PROBLEM REQUIREMENTS: Pull each line holding "matplotlib" out of the entries below.

RECORDS FOR THE EXERCISE:
================================

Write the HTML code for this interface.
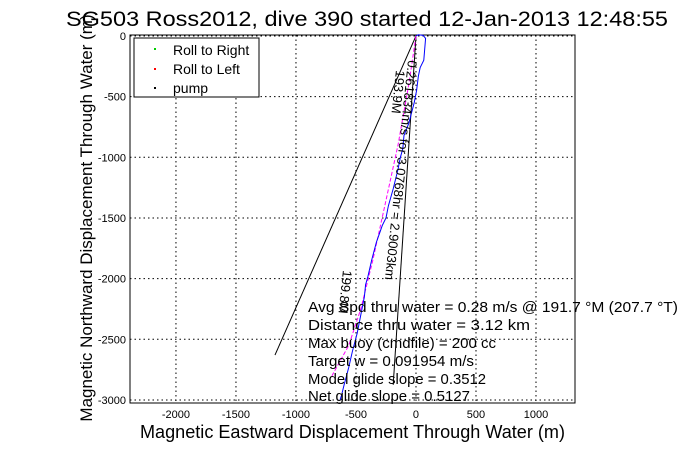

================================

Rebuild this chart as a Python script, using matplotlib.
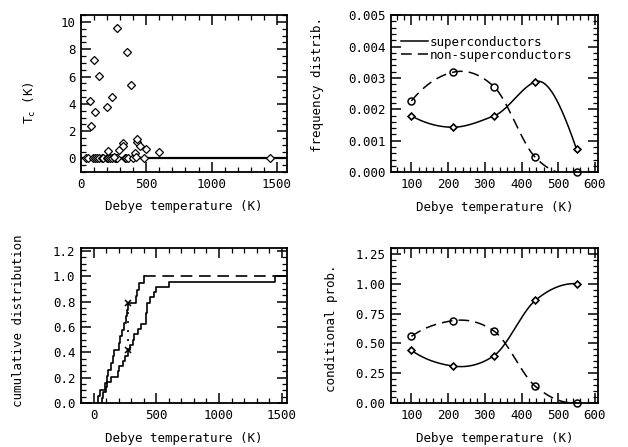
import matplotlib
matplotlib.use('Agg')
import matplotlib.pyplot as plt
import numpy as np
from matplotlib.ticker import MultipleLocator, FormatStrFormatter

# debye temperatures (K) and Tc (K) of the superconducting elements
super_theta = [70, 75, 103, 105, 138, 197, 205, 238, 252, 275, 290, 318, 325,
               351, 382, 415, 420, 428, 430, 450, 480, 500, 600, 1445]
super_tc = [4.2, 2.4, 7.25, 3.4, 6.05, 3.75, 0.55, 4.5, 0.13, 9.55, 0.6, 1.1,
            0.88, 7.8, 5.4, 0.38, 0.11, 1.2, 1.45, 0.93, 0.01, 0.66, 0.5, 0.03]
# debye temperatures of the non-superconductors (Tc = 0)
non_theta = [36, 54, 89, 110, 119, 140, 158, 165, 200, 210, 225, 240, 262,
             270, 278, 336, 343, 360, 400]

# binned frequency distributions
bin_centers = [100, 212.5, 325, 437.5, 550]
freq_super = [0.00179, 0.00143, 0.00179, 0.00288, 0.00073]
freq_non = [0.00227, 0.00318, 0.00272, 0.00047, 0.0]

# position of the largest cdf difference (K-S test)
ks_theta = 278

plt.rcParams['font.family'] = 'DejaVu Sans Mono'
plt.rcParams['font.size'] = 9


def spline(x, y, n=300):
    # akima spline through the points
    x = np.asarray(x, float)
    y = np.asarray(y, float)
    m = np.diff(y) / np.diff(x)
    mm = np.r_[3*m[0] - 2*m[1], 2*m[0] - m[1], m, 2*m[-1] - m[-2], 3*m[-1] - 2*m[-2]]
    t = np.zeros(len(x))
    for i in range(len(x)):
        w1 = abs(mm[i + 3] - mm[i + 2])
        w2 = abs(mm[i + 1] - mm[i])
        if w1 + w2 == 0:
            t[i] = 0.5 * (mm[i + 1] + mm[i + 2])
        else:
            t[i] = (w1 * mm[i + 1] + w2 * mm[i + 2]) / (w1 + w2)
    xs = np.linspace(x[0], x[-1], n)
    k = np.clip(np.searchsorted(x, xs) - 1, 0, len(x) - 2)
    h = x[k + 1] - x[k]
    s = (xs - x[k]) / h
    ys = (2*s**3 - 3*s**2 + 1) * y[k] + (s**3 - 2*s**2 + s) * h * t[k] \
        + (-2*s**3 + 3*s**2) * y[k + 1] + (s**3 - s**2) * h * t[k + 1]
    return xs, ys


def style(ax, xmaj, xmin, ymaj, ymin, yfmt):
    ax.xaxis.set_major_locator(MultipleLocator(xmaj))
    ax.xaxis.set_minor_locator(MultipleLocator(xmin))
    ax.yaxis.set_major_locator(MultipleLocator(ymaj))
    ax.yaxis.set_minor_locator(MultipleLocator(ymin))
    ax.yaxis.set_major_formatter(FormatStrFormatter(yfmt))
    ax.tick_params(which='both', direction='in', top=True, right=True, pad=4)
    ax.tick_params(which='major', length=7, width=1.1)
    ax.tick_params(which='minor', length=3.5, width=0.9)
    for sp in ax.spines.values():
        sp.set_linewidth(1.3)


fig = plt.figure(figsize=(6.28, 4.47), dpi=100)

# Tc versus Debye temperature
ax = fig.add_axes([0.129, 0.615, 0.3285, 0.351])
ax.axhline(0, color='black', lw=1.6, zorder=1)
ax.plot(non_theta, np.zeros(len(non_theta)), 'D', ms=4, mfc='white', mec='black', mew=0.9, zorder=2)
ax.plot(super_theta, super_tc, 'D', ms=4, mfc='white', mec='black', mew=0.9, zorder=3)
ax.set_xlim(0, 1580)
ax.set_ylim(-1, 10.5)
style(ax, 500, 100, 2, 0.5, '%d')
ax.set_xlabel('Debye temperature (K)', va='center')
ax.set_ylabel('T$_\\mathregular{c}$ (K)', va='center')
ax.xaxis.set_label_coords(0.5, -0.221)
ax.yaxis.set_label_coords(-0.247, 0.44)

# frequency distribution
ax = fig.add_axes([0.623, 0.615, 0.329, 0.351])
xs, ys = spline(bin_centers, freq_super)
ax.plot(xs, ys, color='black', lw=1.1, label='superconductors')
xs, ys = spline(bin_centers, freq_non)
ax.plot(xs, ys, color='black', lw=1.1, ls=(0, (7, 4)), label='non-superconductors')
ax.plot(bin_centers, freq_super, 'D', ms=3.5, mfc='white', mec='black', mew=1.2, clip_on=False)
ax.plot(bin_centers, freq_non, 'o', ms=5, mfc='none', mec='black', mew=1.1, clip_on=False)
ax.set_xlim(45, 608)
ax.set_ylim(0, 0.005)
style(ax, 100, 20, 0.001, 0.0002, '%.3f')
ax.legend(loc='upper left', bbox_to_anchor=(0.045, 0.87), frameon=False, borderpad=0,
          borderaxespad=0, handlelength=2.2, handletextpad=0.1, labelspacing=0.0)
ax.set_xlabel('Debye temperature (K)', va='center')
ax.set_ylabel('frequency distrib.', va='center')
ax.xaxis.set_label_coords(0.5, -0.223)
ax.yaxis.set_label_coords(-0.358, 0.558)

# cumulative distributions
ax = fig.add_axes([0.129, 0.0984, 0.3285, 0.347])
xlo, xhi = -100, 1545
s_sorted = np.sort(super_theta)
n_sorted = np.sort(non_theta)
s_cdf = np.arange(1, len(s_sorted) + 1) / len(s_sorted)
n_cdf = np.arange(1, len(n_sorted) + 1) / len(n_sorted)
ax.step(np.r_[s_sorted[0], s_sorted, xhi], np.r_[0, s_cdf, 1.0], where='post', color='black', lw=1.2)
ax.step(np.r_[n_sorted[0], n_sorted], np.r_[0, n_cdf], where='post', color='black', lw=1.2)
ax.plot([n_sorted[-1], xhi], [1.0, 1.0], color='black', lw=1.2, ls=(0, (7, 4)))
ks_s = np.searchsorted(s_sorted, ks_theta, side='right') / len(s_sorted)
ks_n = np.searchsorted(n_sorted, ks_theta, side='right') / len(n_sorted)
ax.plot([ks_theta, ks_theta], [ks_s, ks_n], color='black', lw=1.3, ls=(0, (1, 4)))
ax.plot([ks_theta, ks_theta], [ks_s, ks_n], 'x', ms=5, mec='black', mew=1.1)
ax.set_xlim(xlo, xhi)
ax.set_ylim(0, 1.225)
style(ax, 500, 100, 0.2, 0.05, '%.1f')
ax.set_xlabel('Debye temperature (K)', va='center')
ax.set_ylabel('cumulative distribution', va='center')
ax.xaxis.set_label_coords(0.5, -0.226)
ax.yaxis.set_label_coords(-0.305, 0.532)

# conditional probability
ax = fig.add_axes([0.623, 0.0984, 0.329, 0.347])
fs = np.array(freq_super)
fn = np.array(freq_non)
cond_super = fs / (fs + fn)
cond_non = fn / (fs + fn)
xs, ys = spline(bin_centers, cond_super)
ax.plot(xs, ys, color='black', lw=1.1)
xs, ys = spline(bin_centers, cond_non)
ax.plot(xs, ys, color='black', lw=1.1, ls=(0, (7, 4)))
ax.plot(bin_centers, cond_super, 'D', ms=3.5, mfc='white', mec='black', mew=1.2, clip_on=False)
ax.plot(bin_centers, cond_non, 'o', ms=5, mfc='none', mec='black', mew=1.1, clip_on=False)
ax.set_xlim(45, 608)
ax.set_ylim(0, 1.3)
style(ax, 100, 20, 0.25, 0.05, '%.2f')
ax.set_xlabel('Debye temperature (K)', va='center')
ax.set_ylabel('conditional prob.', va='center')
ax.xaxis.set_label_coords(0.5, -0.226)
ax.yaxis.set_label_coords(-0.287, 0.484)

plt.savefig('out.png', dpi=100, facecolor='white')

================================

THE ANSWER:
Rebuild this chart as a Python script, using matplotlib.
import matplotlib
matplotlib.use('Agg')
import matplotlib.pyplot as plt
from matplotlib.ticker import MultipleLocator, FormatStrFormatter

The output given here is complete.